When I’d asked people why do we do it this way, they’d say, “It’s just tradition.” As if SNL is an Afghani village, untouched by time.
So my first Tuesday night—my first writers’ night—I’m excited, but a little nervous, because I am not a night person. I am a morning person. I usually go to bed at 10:30 p.m.
But I think, All right. I’m just gonna power through. And I am powering through. And then, at about 10:35, I’m like, I’m so sleepy.
But my work was not anywhere close to done, because the host for that week was Blake Lively, the lead from Gossip Girl. I have to say that in addition to having the biggest boobs on the skinniest body I’ve ever seen in my life, she seemed super cool and funny and really nice. And I was writing a sketch where I decided she would play a wacky volunteer at an animal-adoption center.
So I was anal about making it perfect. I stayed up all night tweaking it. The hours were dragging on and on.

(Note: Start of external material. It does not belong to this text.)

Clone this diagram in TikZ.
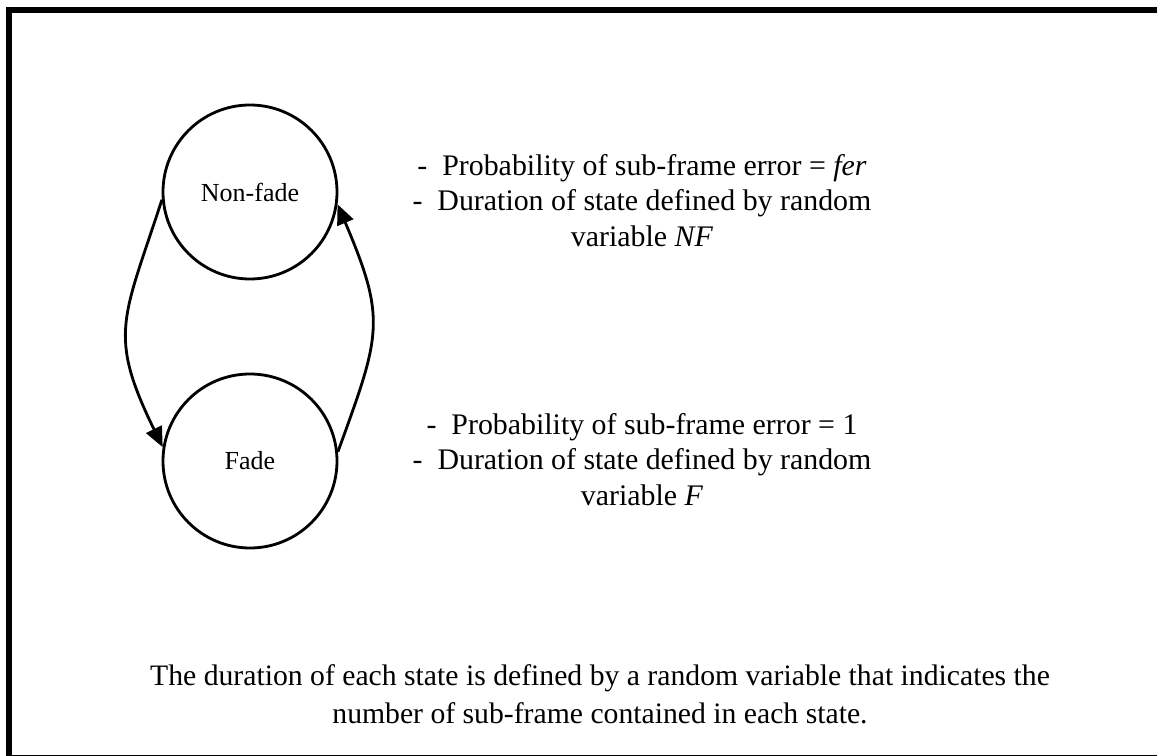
\documentclass[tikz,border=0pt]{standalone}
\usepackage{fontspec}
\setmainfont{Liberation Serif}
\usepackage{tikz}
\usetikzlibrary{arrows.meta}

\tikzset{
	state/.style={draw,thick,circle,minimum size=1.74cm,inner sep=0pt,font=\fontsize{7.4}{9}\selectfont},
	note/.style={align=center,font=\fontsize{8.5}{10}\selectfont},
	trans/.style={thick,-{Triangle[length=0.2cm,width=0.17cm]}}
}

\begin{document}
	\begin{tikzpicture}
		\useasboundingbox (0,0) rectangle (11.57,7.56);
		\draw[line width=1.7pt] (0.09,7.46) rectangle (11.70,-0.02);
		\node[state] (nonfade) at (2.50,5.64) {Non-fade};
		\node[state] (fade) at (2.50,2.95) {Fade};
		\draw[trans] (nonfade.185) to[out=252,in=116,looseness=1.3] (fade.171);
		\draw[trans] (fade.6) to[out=70,in=-67,looseness=1.3] (nonfade.-8);
		\node[note] (nfnote) at (6.42,5.555) {-\ \ Probability of sub-frame error = \textit{fer}\\-\ \ Duration of state defined by random\\variable \textit{NF}};
		\node[note] (fnote) at (6.42,2.965) {-\ \ Probability of sub-frame error = 1\\-\ \ Duration of state defined by random\\variable \textit{F}};
		\node[align=center,font=\fontsize{8.45}{10.8}\selectfont] (caption) at (6.00,0.62) {The duration of each state is defined by a random variable that indicates the\\number of sub-frame contained in each state.};
	\end{tikzpicture}
\end{document}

And in a nutshell, my first table read at Saturday Night Live—it bombs so badly. The sketch bombs in front of a room of people who I happen to think are the funniest people in the world.

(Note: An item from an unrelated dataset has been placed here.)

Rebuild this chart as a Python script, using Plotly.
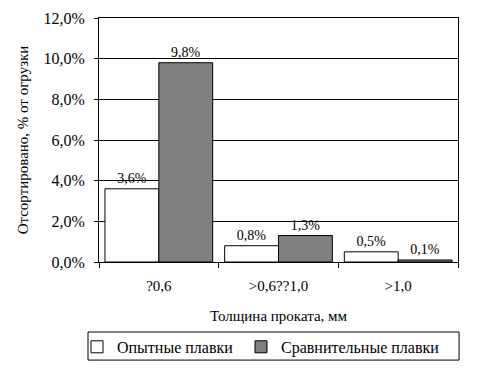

I’m assuming that probably there are a few people here who have never bombed in front of the writers’ room at SNL. So just to give you a sense of what it’s like: imagine that you’re having sex with somebody that you really like but they’re not making any noise, no matter what you do to their body.
And then imagine that there’s also a roomful of people watching it happen.

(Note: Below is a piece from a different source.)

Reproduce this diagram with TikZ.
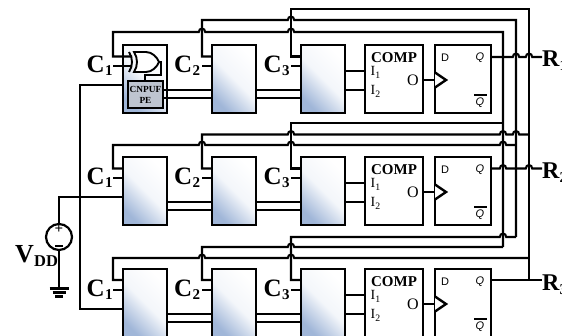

And they’re not making any noise either.
And it’s fucking terrifying.
It’s so terrifying that I think, This will not stand. I’m determined that next week I’m gonna get
something at least onto the dress-rehearsal show.
So a little background on that. Every Saturday, SNL actually does two shows. The first is in front of a studio audience, but it doesn’t air. Any sketch that doesn’t do well will not make it to the TV show.
So I’m like, I’m gonna at least get that far.
The host my second week is Taylor Lautner, who’s the teen heartthrob werewolf from the Twilight movies. Which I have not seen, (1) because I am thirty-five years old and (2) if I want to see pale people being angsty, I’ll look in the mirror. I don’t need to spend money.
But he seems really nice. And he’s very young. So I think, I’ll write something where he plays someone really young.
So I write a sketch where he’ll play Bristol Palin’s ex, Levi Johnston. And all he’s gonna have to do is wear a puffy vest and mumble like an idiot. Taylor Lautner nails this. And it gets laughs, and it goes to dress rehearsal.
I’m like, Oh, this is a victory.
Or so I think, until I realize what dress rehearsal means. Which is Mr. Lorne Michaels sits under the audience bleachers during dress, and he watches the show on a monitor. And when your sketch starts, you slide into a chair next to Lorne, and you watch your sketch with him.
So my sketch starts, and then I watch Lorne watch my sketch bomb really badly. And I’m assuming there’s a few of you who’ve never watched your sketch bomb in front of Lorne, so just to give you a sense of what it’s like:
Imagine that you’re having sex with Lorne Michaels. And he’s not making any noise.
And I’m like, Oh, my God!
So this becomes my life, right? Week after week I am struggling to come up with material that I think will work on the show. And it doesn’t always go terribly. But I can never get it to go great.
And I start to spiral. Because my whole identity, personally and professionally, up to this point in my life is that I can be funny. And I can’t crack the code on this show. Before every table read, I am gripped with fear. Before every dress rehearsal, my stomach is in knots. I am walking around lost and confused, but in a foggy way. In a Keanu Reeves way.